SUPERVISED CONTRASTIVE LEARNING AS MULTI-OBJECTIVE OPTIMIZATION FOR FINE-TUNING LARGE PRE-TRAINED LANGUAGE MODELS
youness moukafih (International University of Rabat); Mounir Ghogho (Université Internationale de Rabat); Kamel Smaïli (University of Lorraine)
-
SPS
IEEE Members: $11.00
Non-members: $15.00
Recently, Supervised Contrastive Learning (SCL) has been shown to significantly outperform the well-known cross-entropy loss-based learning on most classification tasks. In SCL, a neural network is trained to optimize two objectives:
pull an anchor and positive samples together in the embedding space, and push the anchor apart from the negatives. These two different objectives may be conflicting with one another, thus requiring a trade-off between them during optimization. In this work, we formulate the SCL problem as a MultiObjective Optimization (MOO) problem for the fine-tuning phase of RoBERTa language model.
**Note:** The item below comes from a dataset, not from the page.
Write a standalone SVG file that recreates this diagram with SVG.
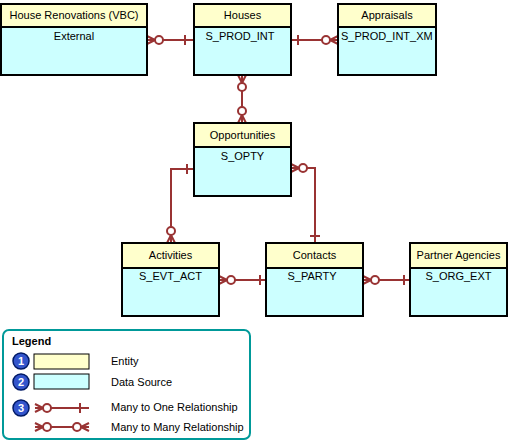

Two methods are utilized to solve the optimization problem: (i) the linear scalarization (LS) method, which minimizes a weighted linear combination of per-task losses; and (ii) the Exact Pareto Optimal (EPO) method which finds the intersection of the Pareto front with a given preference vector. We evaluate our approach on several GLUE benchmark tasks, without using data augmentations,
memory banks, or generating adversarial examples. The empirical results show that the proposed learning strategy significantly outperforms a strong competitive contrastive learning baseline.